Search code examples
htmlmarkdownh2pandoc

Specify Pandoc HTML numbering to start from <h2>


I want to convert a markdown to HTML with header numbering, starting from <h2>. What's the way to achieve it?

pandoc provides the option --number-sections (or -N) so headers are numbered in the output. Now I am trying to convert markdown to HTML with this option.

In default, the output HTML header level of pandoc starts from <h1>. It is not ideal and so I want to change it to <h2> (whereas the original markdown may contain many first-level headers, the output HTML should contain at most 1 <h1>).
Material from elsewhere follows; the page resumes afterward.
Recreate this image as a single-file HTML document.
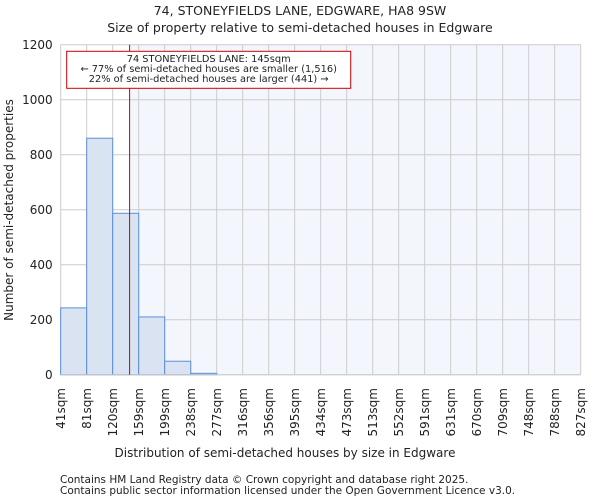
<!DOCTYPE html>
<html><head><meta charset="utf-8"><style>
body{margin:0;background:#fff;font-family:"DejaVu Sans","Liberation Sans",sans-serif;}
svg text{font-family:"DejaVu Sans","Liberation Sans",sans-serif;fill:#222;}
</style></head><body>
<svg width="600" height="500" viewBox="0 0 600 500" xmlns="http://www.w3.org/2000/svg">
<text x="300" y="15" text-anchor="middle" font-size="12.5">74, STONEYFIELDS LANE, EDGWARE, HA8 9SW</text>
<text x="300" y="32" text-anchor="middle" font-size="12.5">Size of property relative to semi-detached houses in Edgware</text>
<g id="plot"></g>
<text x="285" y="457" text-anchor="middle" font-size="12">Distribution of semi-detached houses by size in Edgware</text>
<text transform="translate(13,210) rotate(-90)" text-anchor="middle" font-size="12">Number of semi-detached properties</text>
<text x="60" y="483" font-size="10.5">Contains HM Land Registry data © Crown copyright and database right 2025.</text>
<text x="60" y="494" font-size="10.5">Contains public sector information licensed under the Open Government Licence v3.0.</text>
</svg>
<script>
const tickLabels=["41sqm","81sqm","120sqm","159sqm","199sqm","238sqm","277sqm","316sqm","356sqm","395sqm","434sqm","473sqm","513sqm","552sqm","591sqm","631sqm","670sqm","709sqm","748sqm","788sqm","827sqm"];
const counts=[243,860,587,210,49,5,0,0,0,0,0,0,0,0,0,0,0,0,0,0];
const yTicks=[0,200,400,600,800,1000,1200];
const markerBin=2.65;
const NS="http://www.w3.org/2000/svg";
const L=60.7,R=580.7,T=44.7,B=374.7,nb=counts.length;
const xs=i=>L+(R-L)*i/nb;
const ys=v=>B-(B-T)*v/1200;
const g=document.getElementById('plot');
function mk(t,a){const e=document.createElementNS(NS,t);for(const k in a)e.setAttribute(k,a[k]);g.appendChild(e);return e;}
let e=mk('rect',{x:L,y:T,width:R-L,height:B-T,fill:'#fff'});


const mx=xs(markerBin);
e=mk('rect',{x:mx,y:T,width:R-mx,height:B-T,fill:'#f3f6fd'});


yTicks.forEach(v=>{
 let l=mk('line',{x1:L,x2:R,y1:ys(v),y2:ys(v),stroke:'#cccccc','stroke-width':1});
 
 
 let t=mk('text',{x:L-8,y:ys(v)+4.5,'text-anchor':'end','font-size':12});
 t.textContent=v;
 
 
});
tickLabels.forEach((s,i)=>{
 const x=xs(i);
 let l=mk('line',{x1:x,x2:x,y1:T,y2:B,stroke:'#cccccc','stroke-width':1});
 
 
 let t=mk('text',{transform:`translate(${x+4.5},388) rotate(-90)`,'text-anchor':'end','font-size':12});
 t.textContent=s;
 
 
});
counts.forEach((c,i)=>{
 if(c<=0)return;
 let r=mk('rect',{x:xs(i),y:ys(c),width:xs(i+1)-xs(i),height:B-ys(c),fill:'#dae3f1',stroke:'#5b8fd6','stroke-width':1});
 
 
});
e=mk('line',{x1:L,x2:R,y1:B,y2:B,stroke:'#cccccc'});


e=mk('line',{x1:mx,x2:mx,y1:T,y2:B,stroke:'#cc0000','stroke-width':1});


e=mk('rect',{x:66.7,y:51.3,width:284,height:37,fill:'#fff',stroke:'#cc0000','stroke-width':1});


["74 STONEYFIELDS LANE: 145sqm","← 77% of semi-detached houses are smaller (1,516)","22% of semi-detached houses are larger (441) →"].forEach((s,i)=>{
 let t=mk('text',{x:208.7,y:62+i*10,'text-anchor':'middle','font-size':9.8});
 t.textContent=s;
 
 
});
</script>
</body></html>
It is possible to specify --shift-heading-level-by=1; then, the output header level starts from <h2> (see Official Pandoc User's Guide and maybe also this question). However, it would mess up the section-numbering! Basically, the level of the section numbering shifts, too. Now all sections are under "0" (like 0.1, 0.2, 0.2.1, …) and no sections of 1 exist.

pandoc provides another option --number-offset=1 but what it does is just offseting the numbers like "0.1"→"1.1". Then, all section numbers start from 1 with no sections numbered 2. Obviously, it makes no sense. The initial prefix number "1." is redundant and should be removed from all the section numbers like 1.1→1, 1.1.4→1.4, 1.2.3→2.3, etc.

For demonstration purposes, here is a sample markdown text file (abc.md)

%Test-md

# First Header (1) #

## Header (1-1) ##

# Second Header (2) #

## Header (2-2) ##

### Header (2-3) ###

and its output HTML (simplified) with

pandoc -N --section-divs --shift-heading-level-by=1 -t html5 abc.md
<section id="first-header-1" data-number="0.1">
  <h2 data-number="0.1">0.1 First Header (1)</h2>
    <section id="header-1-1" data-number="0.1.1">
      <h3 data-number="0.1.1">0.1.1 Header (1-1)</h3>
    </section>
  </section>
  <section id="second-header-2" data-number="0.2">
    <h2 data-number="0.2">0.2 Second Header (2)</h2>
      <section id="header-2-2" data-number="0.2.1">
        <h3 data-number="0.2.1">0.2.1 Header (2-2)</h3>
        <section id="header-2-3" data-number="0.2.1.1">
          <h4 data-number="0.2.1.1">0.2.1.1 Header (2-3)</h4>
       </section>
  </section>
</section>

How can one make pandoc do the numbering in the ordinary way (1, 2, 2.1, 2.2, 2.2.1) yet output the HTML with the header level starting from <h2>?


Solution

  • Pandoc first shifts the headings, then does the numbering. This is not what we want here though, we'd like the numbering to happen first. A pandoc Lua filters can be used to take control of this.

    The function pandoc.utils.make_sections performs the action that's triggered by passing --section-divs or --number-sections on the command line. Matching the effect of --shift-heading-level-by=1 is possible by modifying all Header elements manually:

    function Pandoc (doc)
      -- Create and number sections. Setting the first parameter to
      -- `true` ensures that headings are numbered.
      doc.blocks = pandoc.utils.make_sections(true, nil, doc.blocks)
    
      -- Shift the heading levels by 1
      doc.blocks = doc.blocks:walk {
        Header = function (h)
          h.level = h.level + 1
          return h
        end
      }
    
      -- Return the modified document
      return doc
    end
    

    The filter would be used by saving it to a file shifted-numbered-headings.lua. It can then be passed to pandoc via the --lua-filter/-L parameter. The --number-sections/-N option must still be passed for the numbering to become visible, and --section-divs is still required to get <section> elements.

    pandoc \
        --lua-filter=shifted-numbered-headings.lua \
        --number-sections \
        --section-divs \
        ...
    

    The class that pandoc sets on the <section> elements will always reflect the actual tagging level: the <section> that wraps an <h2> heading will have class="level2", even if, conceptually, it is a first level heading. This may be confusing and, unfortunately, cannot be changed with a filter.